Muse, as I’ll refer to her, is a long time friend I’ve known essentially since I was 18, what I didn’t realize till recently was that:  A) there’s a 4 year age gap between us and B) in the course of our friendship, there we’re many years she wasn’t even living in the same timezone as me.  But when it came to a time when I was supposed to go to Chicago to visit my family, I asked her to go with me essentially to pose as my girlfriend because I was gonna be damned if I was gonna have to suffer through my cousins giving me shitty pimp advice on how to get a woman to be with me through low level manipulation.  Well the trip got canceled, but she decided to stay with me for the weekend.  One weekend turned to a month, and in that month she basically helped free myself from the prison of self doubt I’d been living in since I was born.

Let’s just get it out of the way:  if I had to describe sex with her, I would simply say that if you tossed her vagina in the air, it would turn into sunshine.  But to be honest, the sex wasn’t what healed me.  In my life, I had never had a woman just…care for me the way she had.  Just the intimacy alone was a relief to me.  She saw what ailed me emotionally and in time, showed me that there was never a reason to fear the world around me.

The part that drove the point home was that as time went on, I truly felt that she was falling for me as she saw how she was making me better. But in my stupidity, I let my arrogance show off to my friends that I had an attractive woman in my bed at night, I showed that I hadn’t lost the need to change who I was just to gain the favor of others.  And with that, a hard lesson was learned.

I say it was a hard lesson, but it’s very much a necessary one.  Truth is in this day and age, we live in a time where posturing and putting on an act for the world around you is not only normal, it’s accepted and almost encouraged.  The problem I have is that I’ve come to the realization that the desire to want to do such things has essentially dissipated as really the two motivators to do so just don’t hold weight with me any more.

Think about it, it was my mom telling me I had to dress like this or wear this, or say this or do this to attract the “right” girl.  Meanwhile my peers were saying I need to dress and talk in a certain way to get ANY woman.  But when you look at yourself in the mirror, I can identify what actually DOES need improvement and what’s perfectly fine as is; everyone else’s demands kind of just…lose relevance.  And really, what can they hold over you?  That you won’t get sex?  That you won’t get a date?  That not going the sure route to impress women will make everyone assume I don’t like women?

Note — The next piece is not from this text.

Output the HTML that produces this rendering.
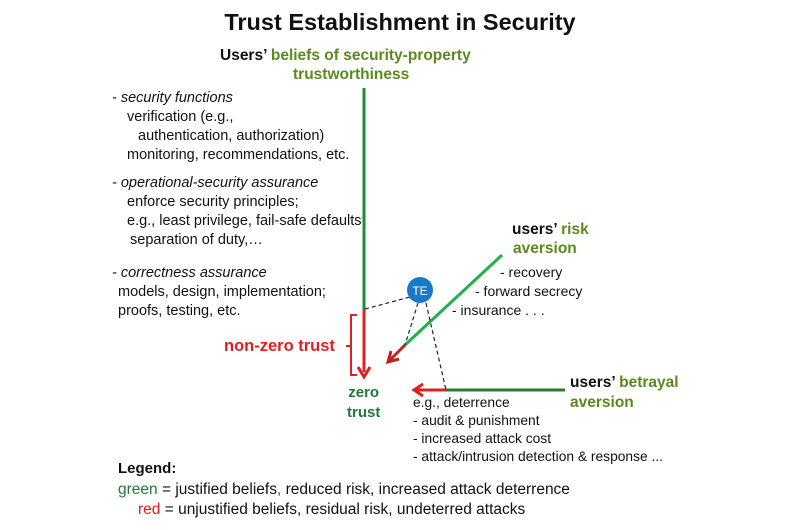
<!DOCTYPE html>
<html><head><style>
body{margin:0;width:800px;height:530px;background:#fff;position:relative;overflow:hidden;font-family:"Liberation Sans",sans-serif;color:#111}
.t{position:absolute;white-space:nowrap;font-size:14.5px;line-height:19px}
.b{font-weight:bold}
.g{color:#5a8a1e}
.dg{color:#1f7a3a}
.r{color:#e02020}
i{font-style:italic}
</style></head><body>
<div class="t b" style="left:0;width:800px;text-align:center;top:8px;font-size:23.5px;line-height:28px">Trust Establishment in Security</div>
<div class="t b" style="left:220px;top:46px;font-size:15.5px">Users’ <span class="g">beliefs of security-property</span></div>
<div class="t b g" style="left:293px;top:65px;font-size:15.5px">trustworthiness</div>

<div class="t" style="left:112px;top:89px"><i>- security functions</i></div>
<div class="t" style="left:127px;top:108px">verification (e.g.,</div>
<div class="t" style="left:138px;top:127px">authentication, authorization)</div>
<div class="t" style="left:127px;top:146px">monitoring, recommendations, etc.</div>
<div class="t" style="left:112px;top:174px"><i>- operational-security assurance</i></div>
<div class="t" style="left:127px;top:193px">enforce security principles;</div>
<div class="t" style="left:127px;top:212px">e.g., least privilege, fail-safe defaults,</div>
<div class="t" style="left:130px;top:231px">separation of duty,…</div>
<div class="t" style="left:112px;top:264px"><i>- correctness assurance</i></div>
<div class="t" style="left:118px;top:283px">models, design, implementation;</div>
<div class="t" style="left:118px;top:302px">proofs, testing, etc.</div>

<div class="t b r" style="left:224px;top:337px;font-size:16.5px">non-zero trust</div>
<div class="t b dg" style="left:347px;top:383px;font-size:15px;line-height:20px;text-align:center">zero<br>trust</div>

<div class="t b" style="left:512px;top:220px;font-size:15.5px">users’ <span class="g">risk</span></div>
<div class="t b g" style="left:513px;top:239px;font-size:15.5px">aversion</div>
<div class="t" style="left:500px;top:263px;font-size:14px">- recovery</div>
<div class="t" style="left:475px;top:282px;font-size:14px">- forward secrecy</div>
<div class="t" style="left:452px;top:301px;font-size:14px">- insurance . . .</div>

<div class="t b" style="left:570px;top:373px;font-size:15.5px">users’ <span class="g">betrayal</span></div>
<div class="t b g" style="left:570px;top:393px;font-size:15.5px">aversion</div>
<div class="t" style="left:413px;top:393px;font-size:13.8px">e.g., deterrence</div>
<div class="t" style="left:413px;top:411px;font-size:13.8px">- audit &amp; punishment</div>
<div class="t" style="left:413px;top:429px;font-size:13.8px">- increased attack cost</div>
<div class="t" style="left:413px;top:447px;font-size:13.8px">- attack/intrusion detection &amp; response ...</div>

<div class="t b" style="left:118px;top:459px;font-size:15px">Legend:</div>
<div class="t" style="left:118px;top:480px;font-size:15.5px"><span class="dg">green</span> = justified beliefs<span class="dg">,</span> reduced risk, increased attack deterrence</div>
<div class="t" style="left:138px;top:500px;font-size:15.5px"><span class="r">red</span> = unjustified beliefs, residual risk, undeterred attacks</div>

<svg width="800" height="530" style="position:absolute;left:0;top:0">
<line x1="364" y1="88" x2="364" y2="310" stroke="#1f8a3a" stroke-width="3"/>
<line x1="364" y1="310" x2="364" y2="372" stroke="#e02020" stroke-width="3"/>
<polyline points="358,367 364,377 370,367" fill="none" stroke="#e02020" stroke-width="3"/>
<polyline points="357,315 351,315 351,375 357,375" fill="none" stroke="#e02020" stroke-width="2"/>
<line x1="346" y1="346" x2="351" y2="346" stroke="#e02020" stroke-width="2"/>
<line x1="502" y1="255" x2="405" y2="345" stroke="#22b04a" stroke-width="3"/>
<line x1="405" y1="345" x2="390" y2="360" stroke="#c02020" stroke-width="3"/>
<polyline points="391,351 388,362 399,359" fill="none" stroke="#c02020" stroke-width="3"/>
<line x1="565" y1="390" x2="445" y2="390" stroke="#2a7a2a" stroke-width="3"/>
<line x1="445" y1="390" x2="415" y2="390" stroke="#e02020" stroke-width="3"/>
<polyline points="423,384 414,390 423,396" fill="none" stroke="#e02020" stroke-width="3"/>
<g stroke="#222" stroke-width="1.2" stroke-dasharray="4,3" fill="none">
<line x1="365" y1="309" x2="410" y2="297"/>
<line x1="418" y1="303" x2="405" y2="345"/>
<line x1="426" y1="303" x2="446" y2="390"/>
</g>
<circle cx="420" cy="290" r="13" fill="#1a78c8"/>
<text x="420" y="295" text-anchor="middle" font-family="Liberation Sans" font-size="12" fill="#fff">TE</text>
</svg>
</body></html>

“He won’t wear skinny jeans or buy $200 Jordans.  He must not like pussy.”

Really this goes to why I grew to stop caring.  Truth is, for once in my life, thanks to her and what she did for me, I can truly look myself in the mirror and not feel a need to size myself up next to others.  But to say I need to do a certain type of behavior just so women MIGHT look my way just takes me back to those days when I really didn’t know who I was because I was trying to find the next “get girls” scheme.  I can tell you, it truly is hell to completely wreck your sense of self worth and sense of inner peace because people think you’re crazy for not dressing and acting a certain way just to get a woman’s attention.

“Why do I need to buy these expensive ass clothes and dance like Chris Brown just to get her to like me?”

When you really think about it, the fact that people think I’m gay because I won’t do things I don’t really wanna do says less about me and more  about the incredibly low the standards for what’s considered sexually attractive.  It’s so ubiquitous and so many women are attracted to it that yes, to many you’d look crazy to not jump on the train that leads to sex.  But this leads me to the proverbial question everybody’s mom asked us as a kid when we wanted to do something dumb just to be like everyone else:  if everybody jumped off a bridge, would you?